Разумеется, осознание этого находится лишь на самом начальном этапе. Глобальный революционный потенциал людей все еще повсеместно разменивается на самую мелкую монету частного политического влияния и диктата. Преобладают наивнейшие представления о том, что именно в этой склоке честолюбий, комплексов, дурного воспитания, порочных наклонностей юности и вызревает некое новое прочтение свободы, более всего напоминающее «союз эгоистов» Макса Штирнера. Многие наши современники восторженно и наивно «желают революции», искренне хотят перемен, тяготятся привычным обликом мира. Но они пребывают в трагическом неведении о том, что, начавшись, «праздник свободы», неминуемо превратится в истинную трагедию привычного мира, и неминуемо в его страшных объятиях затрещат кости тех, кто не задумываясь бросил свой вызов великому и ужасному призраку.
В самом деле, чем озабочен прежде всего ум коллективного «социально революционного» человека нашего времени?
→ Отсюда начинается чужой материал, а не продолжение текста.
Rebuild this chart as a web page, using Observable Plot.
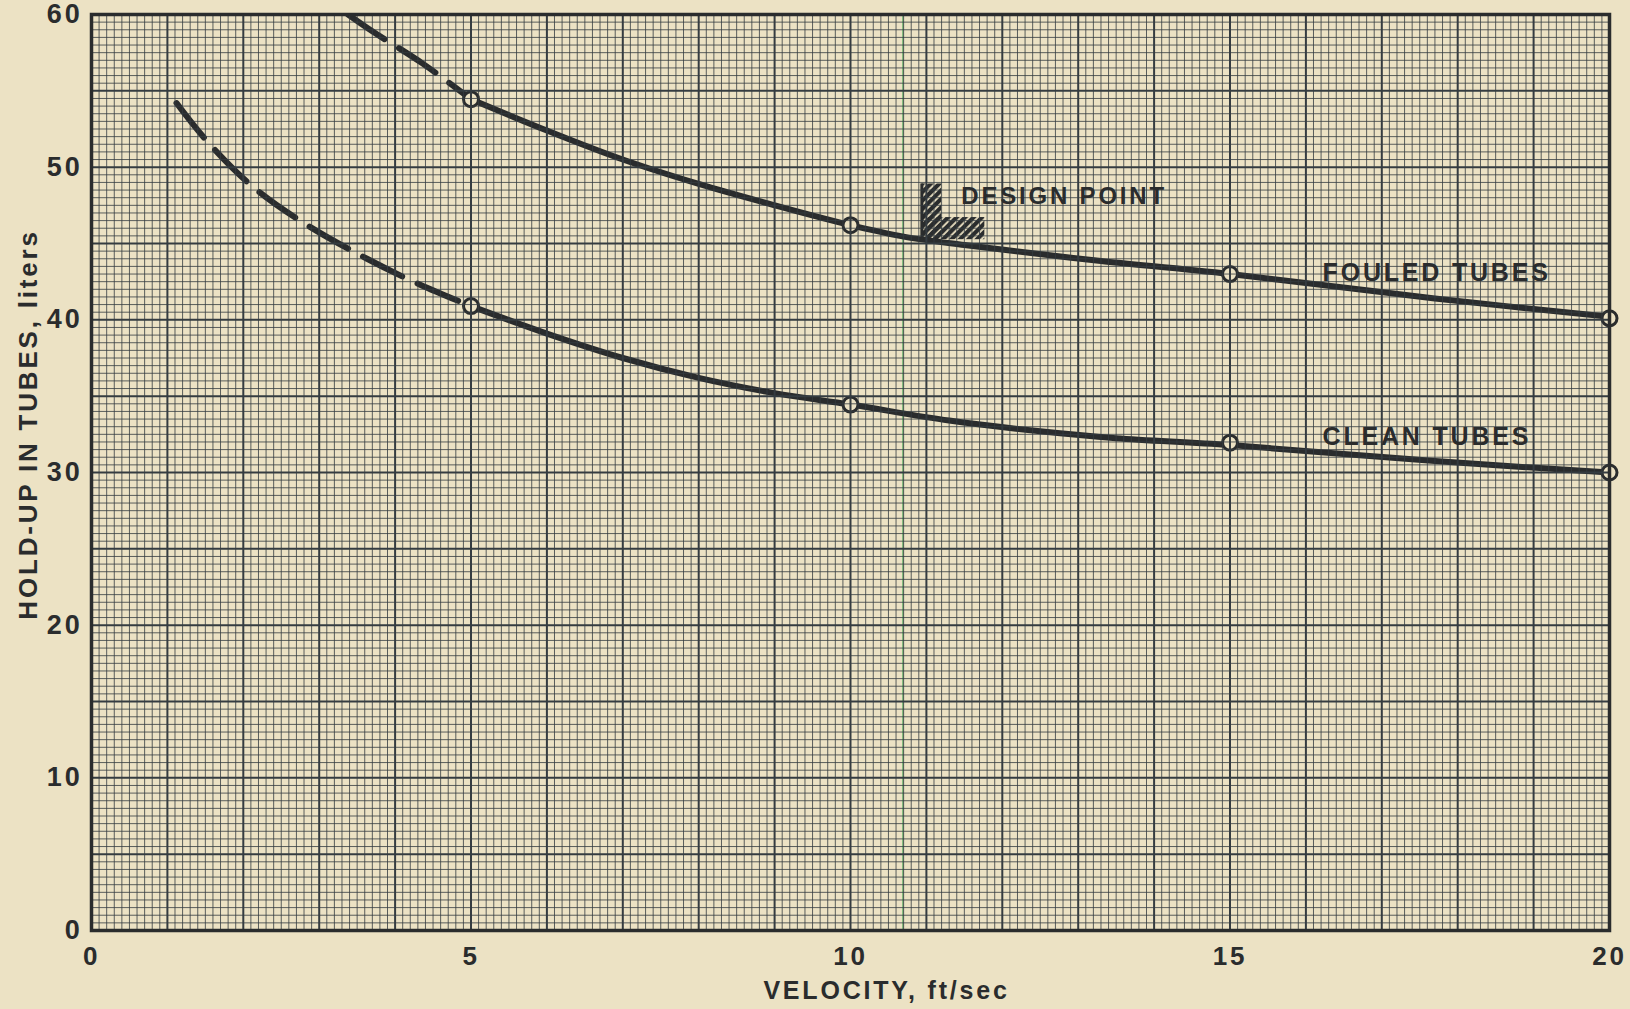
<!DOCTYPE html>
<html><head><meta charset="utf-8">
<script src="https://cdn.jsdelivr.net/npm/d3@7"></script>
<script src="https://cdn.jsdelivr.net/npm/@observablehq/plot@0.6"></script>
<style>
html,body{margin:0;padding:0;background:#ece2c4;}
#chart svg{display:block;}
#chart svg text{letter-spacing:2.8px;}
</style></head><body><div id="chart"></div>
<script>
const paper = "#ece2c4";
const ink = "#2a2c2d";
const gridInk = "#353c41";

// axis ticks
const velocityTicks = [0, 5, 10, 15, 20];
const holdupTicks = [0, 10, 20, 30, 40, 50, 60];

// measured points (circles)
const measuredVelocity = [5, 10, 15, 20];
const fouledMeasured = [54.45, 46.2, 43.0, 40.1];
const cleanMeasured = [40.9, 34.45, 31.95, 30.0];

// curves
const fouledDashedX = [3.38, 3.7, 4.36, 5];
const fouledDashedY = [60, 58.9, 56.8, 54.45];
const fouledSolidX = [5, 6, 7, 8, 9, 10, 10.7, 11.5, 12.6, 13.3, 15, 17.7, 20];
const fouledSolidY = [54.45, 52.4, 50.5, 48.9, 47.5, 46.2, 45.45, 44.9, 44.25, 43.85, 43.0, 41.4, 40.2];
const cleanDashedX = [1.12, 1.54, 2.13, 2.81, 3.63, 4.33, 5];
const cleanDashedY = [54.2, 51.6, 48.7, 46.3, 44.0, 42.3, 40.9];
const cleanSolidX = [5, 6, 7, 8, 9, 10, 11.3, 12.5, 13.5, 15, 17.7, 20];
const cleanSolidY = [40.9, 39.1, 37.5, 36.2, 35.2, 34.45, 33.4, 32.7, 32.25, 31.8, 30.75, 30.0];

// design point marker (data units)
const designX = [10.94];
const designY = [45.25];
const designTop = [48.9];
const designLegX2 = [11.2];
const designRight = [11.77];
const designLegY2 = [46.7];

// faint green scan line
const greenRuleX = [10.69];

// annotations
const annotationText = ["DESIGN POINT", "FOULED TUBES", "CLEAN TUBES"];
const annotationX = [11.46, 16.22, 16.22];
const annotationY = [48.06, 43.1, 32.3];
const annotationSize = [24, 25, 25];

// graph paper rulings
const majorX = d3.range(0, 21);
const fineX = d3.range(0, 201).filter(i => i % 10 !== 0).map(i => i / 10);
const majorY = d3.range(0, 61, 5);
const fineY = d3.range(0, 121).filter(i => i % 10 !== 0).map(i => i / 2);

const toRows = (xs, ys) => xs.map((x, i) => ({x, y: ys[i]}));
const fouledDashed = toRows(fouledDashedX, fouledDashedY);
const fouledSolid = toRows(fouledSolidX, fouledSolidY);
const cleanDashed = toRows(cleanDashedX, cleanDashedY);
const cleanSolid = toRows(cleanSolidX, cleanSolidY);
const measured = [
  ...toRows(measuredVelocity, fouledMeasured),
  ...toRows(measuredVelocity, cleanMeasured)
];
const design = designX.map((x, i) => ({x, y: designY[i], top: designTop[i], legX2: designLegX2[i], right: designRight[i], legY2: designLegY2[i]}));
const annotations = annotationText.map((t, i) => ({t, x: annotationX[i], y: annotationY[i], s: annotationSize[i]}));

const font = "'Liberation Sans', Arial, sans-serif";
const lineW = 6;

const chart = Plot.plot({
  width: 1630,
  height: 1009,
  marginLeft: 91,
  marginRight: 21,
  marginTop: 14,
  marginBottom: 79,
  style: {background: paper, color: ink, fontFamily: font},
  x: {domain: [0, 20]},
  y: {domain: [0, 60]},
  marks: [
    Plot.ruleX(greenRuleX, {stroke: "#3a9f4a", strokeWidth: 1.4, strokeOpacity: 0.7}),
    Plot.line(cleanDashed, {x: "x", y: "y", curve: "catmull-rom", stroke: ink, strokeWidth: lineW, strokeLinecap: "round", strokeDasharray: "44,17", clip: true}),
    Plot.line(fouledDashed, {x: "x", y: "y", curve: "catmull-rom", stroke: ink, strokeWidth: lineW, strokeLinecap: "round", strokeDasharray: "44,17", clip: true}),
    Plot.line(cleanSolid, {x: "x", y: "y", curve: "catmull-rom", stroke: ink, strokeWidth: lineW, strokeLinecap: "round"}),
    Plot.line(fouledSolid, {x: "x", y: "y", curve: "catmull-rom", stroke: ink, strokeWidth: lineW, strokeLinecap: "round"}),
    Plot.rect(design, {x1: "x", x2: "legX2", y1: "y", y2: "top", fill: "url(#hatch)"}),
    Plot.rect(design, {x1: "x", x2: "right", y1: "y", y2: "legY2", fill: "url(#hatch)"}),
    Plot.ruleX(design, {x: "x", y1: "y", y2: "top", stroke: ink, strokeWidth: 3}),
    Plot.dot(measured, {x: "x", y: "y", r: 7.5, fill: paper, stroke: ink, strokeWidth: 3}),
    Plot.ruleX(fineX, {stroke: gridInk, strokeWidth: 1, strokeOpacity: 0.8}),
    Plot.ruleY(fineY, {stroke: gridInk, strokeWidth: 1, strokeOpacity: 0.8}),
    Plot.ruleX(majorX, {stroke: gridInk, strokeWidth: 2}),
    Plot.ruleY(majorY, {stroke: gridInk, strokeWidth: 2}),
    Plot.frame({stroke: ink, strokeWidth: 3.5}),
    Plot.text(annotations, {x: "x", y: "y", text: "t", fontSize: "s", textAnchor: "start", fontWeight: "bold", fill: ink}),
    Plot.axisX(velocityTicks, {tickSize: 0, tickPadding: 16, fontSize: 26, fontWeight: "bold", label: null}),
    Plot.axisY(holdupTicks, {anchor: "left", tickSize: 0, tickPadding: 9, fontSize: 27, fontWeight: "bold", label: null}),
    Plot.text(["VELOCITY, ft/sec"], {frameAnchor: "bottom", textAnchor: "middle", lineAnchor: "middle", dx: 36, dy: 60, fontSize: 25, fontWeight: "bold", fill: ink}),
    Plot.text(["HOLD-UP IN TUBES, liters"], {frameAnchor: "left", textAnchor: "middle", lineAnchor: "middle", dx: -63, dy: -48, rotate: -90, fontSize: 26, fontWeight: "bold", fill: ink})
  ]
});

// hatch pattern for the design point marker
const NS = "http://www.w3.org/2000/svg";
const defs = document.createElementNS(NS, "defs");
const pat = document.createElementNS(NS, "pattern");
pat.setAttribute("id", "hatch");
pat.setAttribute("patternUnits", "userSpaceOnUse");
pat.setAttribute("width", "6");
pat.setAttribute("height", "6");
pat.setAttribute("patternTransform", "rotate(45)");
const bar = document.createElementNS(NS, "rect");
bar.setAttribute("x", "0");
bar.setAttribute("y", "0");
bar.setAttribute("width", "4.2");
bar.setAttribute("height", "6");
bar.setAttribute("fill", ink);
pat.appendChild(bar);
defs.appendChild(pat);
chart.insertBefore(defs, chart.firstChild);

document.getElementById("chart").append(chart);
</script>
</body></html>
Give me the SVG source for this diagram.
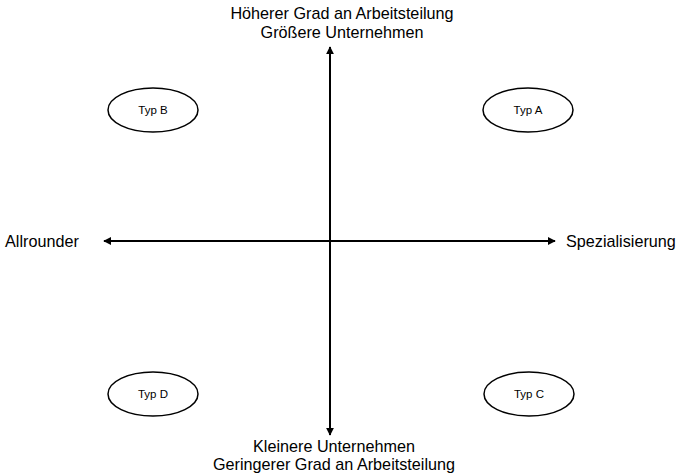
<svg xmlns="http://www.w3.org/2000/svg" width="682" height="473" viewBox="0 0 682 473">
<style>
.lbl{font-family:"Liberation Sans",Arial,sans-serif;font-size:16.2px;fill:#000}
.typ{font-family:"Liberation Sans",Arial,sans-serif;font-size:11.5px;fill:#000}
.node ellipse{fill:#fff;stroke:#000;stroke-width:1.5}
.ax{stroke:#000;stroke-width:2;fill:none}
</style>
<defs>
<marker id="ah" viewBox="0 0 10 10" refX="9" refY="5" markerWidth="4" markerHeight="4" orient="auto-start-reverse">
<path d="M0,0 L10,5 L0,10 z" fill="#000"/>
</marker>
</defs>
<rect width="682" height="473" fill="#fff"/>
<g id="connectors">
<line class="ax" x1="330" y1="241" x2="330" y2="47" marker-end="url(#ah)"/>
<line class="ax" x1="330" y1="241" x2="330" y2="435" marker-end="url(#ah)"/>
<line class="ax" x1="330" y1="241" x2="555" y2="241" marker-end="url(#ah)"/>
<line class="ax" x1="330" y1="241" x2="104" y2="241" marker-end="url(#ah)"/>
</g>
<g id="labels">
<text class="lbl" x="342" y="19" text-anchor="middle">Höherer Grad an Arbeitsteilung</text>
<text class="lbl" x="342" y="38" text-anchor="middle">Größere Unternehmen</text>
<text class="lbl" x="334" y="452" text-anchor="middle">Kleinere Unternehmen</text>
<text class="lbl" x="334" y="470" text-anchor="middle">Geringerer Grad an Arbeitsteilung</text>
<text class="lbl" x="5" y="247">Allrounder</text>
<text class="lbl" x="566" y="247">Spezialisierung</text>
</g>
<g id="typB" class="node"><ellipse cx="153" cy="110" rx="45" ry="22"/><text class="typ" x="153" y="114" text-anchor="middle">Typ B</text></g>
<g id="typA" class="node"><ellipse cx="528" cy="110" rx="45" ry="22"/><text class="typ" x="528" y="114" text-anchor="middle">Typ A</text></g>
<g id="typD" class="node"><ellipse cx="153" cy="394" rx="45" ry="22"/><text class="typ" x="153" y="398" text-anchor="middle">Typ D</text></g>
<g id="typC" class="node"><ellipse cx="529" cy="394" rx="45" ry="22"/><text class="typ" x="529" y="398" text-anchor="middle">Typ C</text></g>
</svg>
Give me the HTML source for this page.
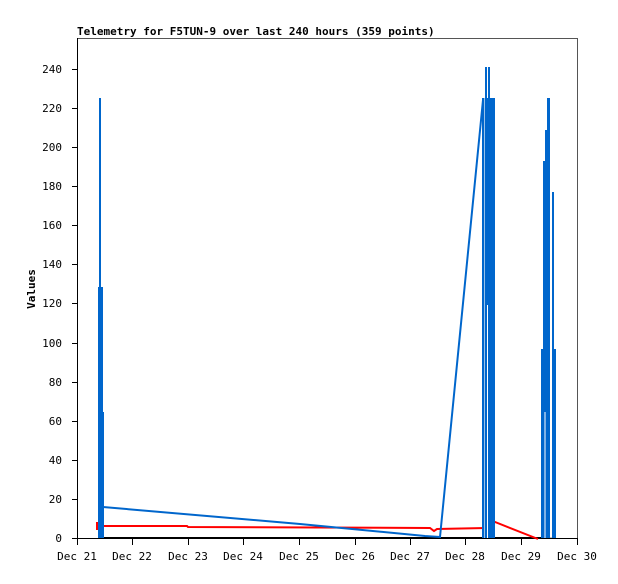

Чего он хочет? Пока что его желания слишком просты в сравнении с возникшими задачами. Говоря кратко, это прежде всего желание господствовать, не угнетая, в мире людей и использовать, не разрушая, в мир природы. Как показывает практика человечества, и то и другое, по меньшей мере, наивно.
Да, люди сумели сделать очень много на пути формирования неугнетающего господства за счет развития технологий. На наших глазах исчезают целые сферы деятельности, заведомо отводившие человеку низшие, маргинальные статусы. Например, для того чтобы иметь чистое белье, современным горожанам не нужно наличие массового слоя профессиональных прачек. Для массовых конторских и бухгалтерских расчетов нет нужды в армии счетоводов и т.п. Одновременно проблема неравенства и несправедливости не была, наверное, еще никогда такой массовой, актуальной и остро переживаемой людьми, как в наше время. Она является таковой прежде всего как несправедливость статусного приобщения, зримо зависящая сегодня больше от случая, удачи, слепой игры множества факторов, чем от рациональной позитивной деятельности.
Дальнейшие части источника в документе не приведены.